Eis que, do nada, vem a menina Maria de Belém (sempre tão pequenina, tão sensível, tão sorridente, tão penteadinha, tão bonequinha… ahhhhhh – suspiro! – tão querida!), informar que, alertada que fora por colegas parlamentares (fumadores???), vistas bem as coisas, era bem capaz de haver qualquer coisa de errado naquela tabela de coimas, sabe-se lá, quiçá a merecer alguma reflexão. Em que ficamos, mudo ou não mudo de vício?
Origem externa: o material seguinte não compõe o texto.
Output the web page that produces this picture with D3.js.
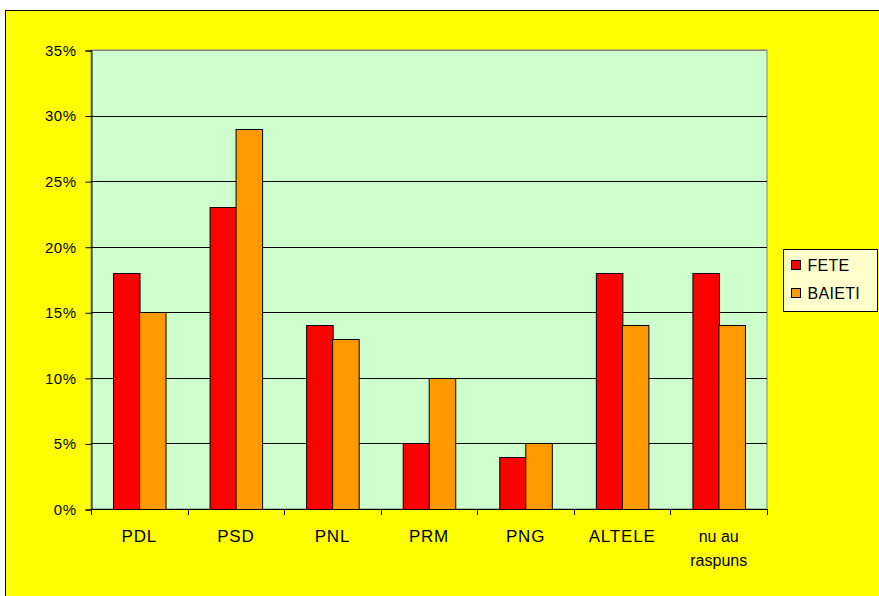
<!DOCTYPE html>
<html>
<head>
<meta charset="utf-8">
<script src="https://cdn.jsdelivr.net/npm/d3@7"></script>
<style>
  body { margin: 0; background: #fff; }
  svg { display: block; font-family: Arial, "Liberation Sans", sans-serif; }
</style>
</head>
<body>
<div id="chart"></div>
<script>
// data
const categories = ['PDL', 'PSD', 'PNL', 'PRM', 'PNG', 'ALTELE', 'nu au raspuns']
const fete = [18, 23, 14, 5, 4, 18, 18]
const baieti = [15, 29, 13, 10, 5, 14, 14]
const seriesNames = ['FETE', 'BAIETI']
const yTicks = [0, 5, 10, 15, 20, 25, 30, 35]

const colors = ['#FF0000', '#FF9900']
const W = 879, H = 596
const m = { left: 91, top: 50, right: 767, bottom: 509 }

const svg = d3.select('#chart').append('svg')
  .attr('width', W)
  .attr('height', H)

// chart frame
svg.append('rect')
  .attr('x', 5.5).attr('y', 10.5)
  .attr('width', W + 10).attr('height', H + 10)
  .attr('fill', '#FFFF00')
  .attr('stroke', '#000')

const x = d3.scaleBand().domain(categories).range([m.left, m.right])
const x1 = d3.scaleBand().domain(seriesNames).range([0, x.bandwidth()]).paddingOuter(0.82)
const y = d3.scaleLinear().domain([0, 35]).range([m.bottom, m.top])

// plot area
svg.append('rect')
  .attr('x', m.left).attr('y', m.top)
  .attr('width', m.right - m.left).attr('height', m.bottom - m.top)
  .attr('fill', '#CCFFCC')
  .attr('stroke', '#808080')

// grid lines
svg.append('g').selectAll('line')
  .data(yTicks.filter(d => d > 0))
  .enter().append('line')
  .attr('x1', m.left).attr('x2', m.right)
  .attr('y1', d => Math.round(y(d)) + 0.5)
  .attr('y2', d => Math.round(y(d)) + 0.5)
  .attr('stroke', d => d === 35 ? '#808080' : '#000')

// bars
const rows = categories.map((c, i) => ({ cat: c, vals: [fete[i], baieti[i]] }))
const groups = svg.append('g').selectAll('g')
  .data(rows)
  .enter().append('g')
  .attr('transform', d => 'translate(' + x(d.cat) + ',0)')

groups.selectAll('rect')
  .data(d => d.vals.map((v, i) => ({ name: seriesNames[i], v: v, i: i })))
  .enter().append('rect')
  .attr('x', d => Math.round(x1(d.name)) + 0.5)
  .attr('y', d => Math.round(y(d.v)) + 0.5)
  .attr('width', x1.bandwidth())
  .attr('height', d => m.bottom - Math.round(y(d.v)))
  .attr('fill', d => colors[d.i])
  .attr('stroke', '#000')
  .attr('stroke-width', 1)

// y axis
const yAxis = d3.axisLeft(y)
  .tickValues(yTicks)
  .tickSize(6)
  .tickPadding(9)
  .tickFormat(d => d + '%')
const gy = svg.append('g')
  .attr('transform', 'translate(' + (m.left + 0.5) + ',0.5)')
  .call(yAxis)
gy.select('.domain').attr('stroke', '#000')
gy.selectAll('text').attr('font-size', 15).attr('fill', '#000').attr('letter-spacing', 0.5)

// x axis line + ticks at category edges
const gx = svg.append('g')
gx.append('line')
  .attr('x1', m.left).attr('x2', m.right)
  .attr('y1', m.bottom + 0.5).attr('y2', m.bottom + 0.5)
  .attr('stroke', '#000')
gx.selectAll('.tk')
  .data(categories.concat(['end']))
  .enter().append('line')
  .attr('x1', (d, i) => Math.round(m.left + i * x.step()) + 0.5)
  .attr('x2', (d, i) => Math.round(m.left + i * x.step()) + 0.5)
  .attr('y1', m.bottom)
  .attr('y2', m.bottom + 6)
  .attr('stroke', '#000')

gx.selectAll('text')
  .data(categories)
  .enter().append('text')
  .attr('x', d => x(d) + x.bandwidth() / 2)
  .attr('y', 542)
  .attr('text-anchor', 'middle')
  .attr('font-size', 17)
  .each(function (d) {
    const words = d === 'nu au raspuns' ? ['nu au', 'raspuns'] : [d]
    d3.select(this).attr('letter-spacing', words.length > 1 ? 0 : 0.8)
      .attr('font-size', words.length > 1 ? 16 : 17)
    words.forEach((w, k) => {
      d3.select(this).append('tspan')
        .attr('x', x(d) + x.bandwidth() / 2)
        .attr('dy', k === 0 ? 0 : 24)
        .text(w)
    })
  })

// legend
const lg = svg.append('g').attr('transform', 'translate(783.5,249.5)')
lg.append('rect')
  .attr('width', 94).attr('height', 62)
  .attr('fill', '#FFFFCC')
  .attr('stroke', '#000')
seriesNames.forEach((s, i) => {
  lg.append('rect')
    .attr('x', 8).attr('y', 11 + i * 28)
    .attr('width', 9).attr('height', 9)
    .attr('fill', colors[i])
    .attr('stroke', '#000')
  lg.append('text')
    .attr('x', 24).attr('y', 21 + i * 28)
    .attr('font-size', 16)
    .attr('letter-spacing', 0.3)
    .text(s)
})
</script>
</body>
</html>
E posso ou não deduzir no irs as despesas que tive com o curso?
Não deixa porém de ser verdade que tem lógica, aos olhos dos caçadores de receitas para a manutenção dos vícios do estado, a maior penalização dos fumadores (que continuam a comprar a matéria-prima às claras, desde que abifem com o imposto de selo); a enorme esmagadora maioria desses agarrados ao fumo, mesmo depois de muitos anos de vicio, consegue manter raciocínios coerentes, comportamentos razoáveis, moradas conhecidas, toda uma panóplia de defeitos que os forçam a manter-se em empregos remunerados, remunerações essas que acabam por se traduzir, em muitos casos, no crescimento dos seus activos, portanto, alvos que, indefesos, mesmo bufando, pagam mesmo!

Um aviso público à minha Maria e aos meus putos, sem qualquer relação com o texto anterior: transferências, a partir de agora, só para debaixo do colchão da cama do quarto de costura! Know what I mean? Quem não souber inglês, pode pedir ajuda a qualquer um dos alunos que frequentam essa disciplina na universidade da terceira idade da cidade de Tondela.